Parce qu’il y a parfois des opinions divergentes, les équipes efficaces doivent être capables de résoudre ces conflits pour parvenir à une solution qui serve au mieux l’intérêt du patient. Cet aspect du domaine culturel s’appelle la négociation ou l’harmonisation. Les méthodes de négociation peuvent varier, mais au sein d’une culture axée sur la sécurité des patients, ces conflits sont toujours résolus dans le meilleur intérêt des patients et du personnel.
Conclusion
En résumé, la culture d’une organisation est celle qui convient à cette organisation à un moment donné. Aujourd’hui, nous avons besoin d’une culture qui encourage et favorise un environnement où le personnel et les patients se sentent en confiance pour s’exprimer, où la responsabilité des individus s’applique à leurs comportements mais pas aux défaillances du système, où les équipes communiquent efficacement entre elles, avec d’autres équipes et avec les patients, et où elles peuvent réfléchir et résoudre les problèmes dans l’intérêt supérieur du patient et du personnel. Sans ce changement culturel, nous continuerons à nous efforcer de prévenir les erreurs courantes, mais nous ne serons pas prêts à faire face à l’inattendu.
Notes :
1- Hôpital de Boston, spécialisé en cancérologie (enfants et adultes) et jouissant d’une réputation mondiale.
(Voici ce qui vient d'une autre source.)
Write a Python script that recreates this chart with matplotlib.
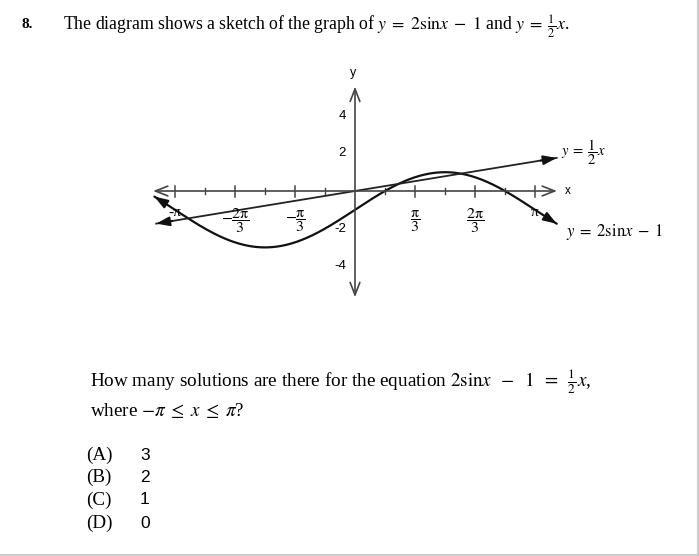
import numpy as np
import matplotlib
matplotlib.use("Agg")
import matplotlib.pyplot as plt

plt.rcParams['font.family'] = ['Liberation Serif', 'DejaVu Serif']
plt.rcParams['mathtext.fontset'] = 'stix'

# ---- data ----
major_tick_values = np.array([-6, -4, -2, 2, 4, 6]) * np.pi / 6
minor_tick_values = np.array([-5, -3, -1, 1, 3, 5]) * np.pi / 6
x_tick_labels = ['-π', r'$-\dfrac{\mathrm{2π}}{\mathrm{3}}$', r'$-\dfrac{\mathrm{π}}{\mathrm{3}}$',
                 r'$\dfrac{\mathrm{π}}{\mathrm{3}}$', r'$\dfrac{\mathrm{2π}}{\mathrm{3}}$', 'π']
y_tick_values = [4, 2, -2, -4]
y_tick_labels = ['4', '2', '-2', '-4']
sine_domain = [-3.5, 3.52]
line_domain = [-3.47, 3.52]
x_axis_extent = [-3.525, 3.525]
y_axis_extent = [-5.65, 5.55]
options = ['(A)', '(B)', '(C)', '(D)']
option_values = ['3', '2', '1', '0']

W, H = 699, 556
fig = plt.figure(figsize=(W / 100, H / 100), dpi=100)
fig.patch.set_facecolor('white')

def fx(px):
    return px / W

def fy(py):
    return 1 - py / H

# axes placed so that origin is at pixel (355,191); 57.3 px per unit in x, 18.8 px per unit in y
ax_l, ax_r, ax_t, ax_b = 130, 580, 65, 305
ax = fig.add_axes([fx(ax_l), fy(ax_b), (ax_r - ax_l) / W, (ax_b - ax_t) / H])
sx, sy = 57.3, 18.8
ax.set_xlim((ax_l - 355) / sx, (ax_r - 355) / sx)
ax.set_ylim((191 - ax_b) / sy, (191 - ax_t) / sy)
ax.axis('off')

axis_col = '#444444'
curve_col = '#111111'

# x axis with open arrowheads
ax.annotate('', xy=(x_axis_extent[1], 0), xytext=(x_axis_extent[0], 0),
            arrowprops=dict(arrowstyle='<->,head_length=0.9,head_width=0.35',
                            color=axis_col, lw=1.2, shrinkA=0, shrinkB=0,
                            mutation_scale=10))
# y axis
ax.annotate('', xy=(0, y_axis_extent[1]), xytext=(0, y_axis_extent[0]),
            arrowprops=dict(arrowstyle='<->,head_length=0.9,head_width=0.35',
                            color=axis_col, lw=1.2, shrinkA=0, shrinkB=0,
                            mutation_scale=10))

# ticks
for t in major_tick_values:
    ax.plot([t, t], [-5.5 / sy, 5.5 / sy], color=axis_col, lw=1.1)
for t in minor_tick_values:
    ax.plot([t, t], [-3 / sy, 3 / sy], color=axis_col, lw=1.0)

# tick labels
for t, lab in zip(major_tick_values, x_tick_labels):
    if 'frac' in lab:
        ax.text(t, (191 - 221) / sy, lab, ha='center', va='center', fontsize=11.5)
    else:
        ax.text(t, (191 - 212) / sy, lab, ha='center', va='center', fontsize=11)
for v, lab in zip(y_tick_values, y_tick_labels):
    ax.text(-9 / sx, v, lab, ha='right', va='center', fontsize=9.5,
            family=['Liberation Sans', 'DejaVu Sans'])

ax.text(-2 / sx, (191 - 73) / sy, 'y', ha='center', va='center', fontsize=9,
        family=['Liberation Sans', 'DejaVu Sans'])
ax.text((565 - 355) / sx, 0, 'x', ha='left', va='center', fontsize=8.5,
        family=['Liberation Sans', 'DejaVu Sans'], clip_on=False)

# curves
xs = np.linspace(sine_domain[0], sine_domain[1], 400)
ys = 2 * np.sin(xs) - 1
ax.plot(xs, ys, color=curve_col, lw=1.6, solid_capstyle='round')
xl = np.linspace(line_domain[0], line_domain[1], 50)
yl = 0.5 * xl
ax.plot(xl, yl, color='#222222', lw=1.3)

def end_arrow(x0, y0, x1, y1):
    ax.annotate('', xy=(x1, y1), xytext=(x0, y0),
                arrowprops=dict(arrowstyle='-|>,head_length=0.8,head_width=0.28',
                                color=curve_col, lw=1.4, shrinkA=0, shrinkB=0,
                                mutation_scale=10))

end_arrow(xs[8], ys[8], xs[0], ys[0])
end_arrow(xs[-9], ys[-9], xs[-1], ys[-1])
end_arrow(xl[2], yl[2], xl[0], yl[0])
end_arrow(xl[-3], yl[-3], xl[-1], yl[-1])

ax.text((561 - 355) / sx, (191 - 152) / sy, r'$y\;=\;\dfrac{1}{2}x$', ha='left',
        va='center', fontsize=10.5, clip_on=False)
ax.text((566 - 355) / sx, (191 - 232) / sy, r'$y\;=\;2\mathrm{sin}x\;-\;1$', ha='left',
        va='center', fontsize=12, clip_on=False)

# question text
fig.text(fx(22), fy(24), '8.', fontsize=11, fontweight='bold', va='center')
fig.text(fx(63), fy(27),
         r'The diagram shows a sketch of the graph of $y\;=\;2\mathrm{sin}x\;-\;1$ and $y\;=\;\frac{1}{2}x$.',
         fontsize=12.8, va='center')
fig.text(fx(90), fy(382),
         r'How many solutions are there for the equation $2\mathrm{sin}x\;\;-\;\;1\;\;=\;\;\frac{1}{2}x$,',
         fontsize=13.8, va='center')
fig.text(fx(90), fy(410), r'where $-\pi\;\leq\;x\;\leq\;\pi$?', fontsize=13.8, va='center')
opt_y = [455, 477, 500, 523]
for py, o, v in zip(opt_y, options, option_values):
    fig.text(fx(86), fy(py), o, fontsize=13.8, va='center')
    fig.text(fx(140), fy(py), v, fontsize=12.5, va='center',
             family=['Liberation Sans', 'DejaVu Sans'])

# faint scan border
fig.add_artist(plt.Line2D([fx(697.5), fx(697.5)], [fy(0), fy(554.5)], color='#cccccc', lw=1.5))
fig.add_artist(plt.Line2D([fx(0), fx(697.5)], [fy(554.5), fy(554.5)], color='#cccccc', lw=1.5))

fig.savefig('out.png', dpi=100, facecolor='white')
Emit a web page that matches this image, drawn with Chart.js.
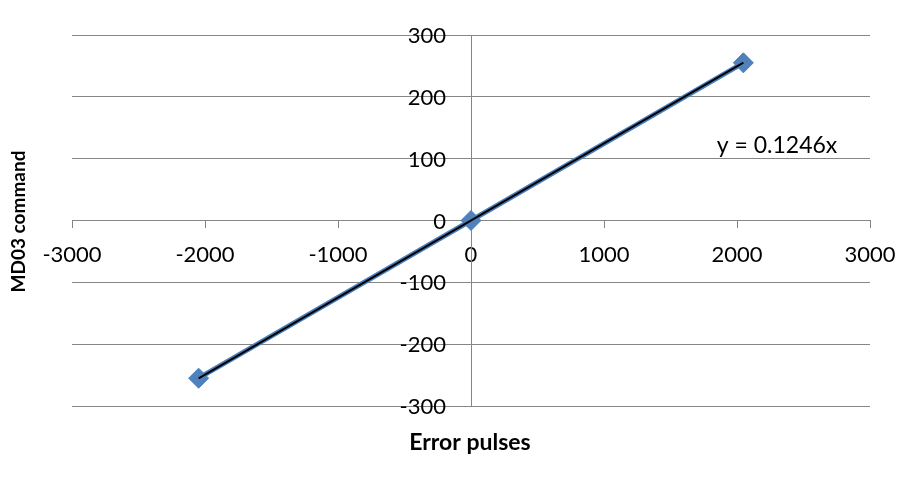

2- Institut pour l'amélioration des soins de santé.
3- Framework for safe, reliable and effective care. Source : Frankel A, Haradan C, Federico F, Lenocci-Edwards J, et al. A framework for safe, reliable and effective care. White paper. Cambridge, MA: Institute for Heathcare Improvement, 2017. Accessible à : https://www.ihi.org/resources/Pages/IHIWhitePapers/Framework-Safe-Reliable-Effective-Care.aspx (Consulté le 03-11-2023).
4- Situation, background, assessment, recommendation, situation, contexte, évaluation et recommandation. Développée initialement dans un contexte militaire, puis industriel, cette technique est recommandée pour guider la communication dans une équipe de soins, notamment pour échanger sur la situation des patients.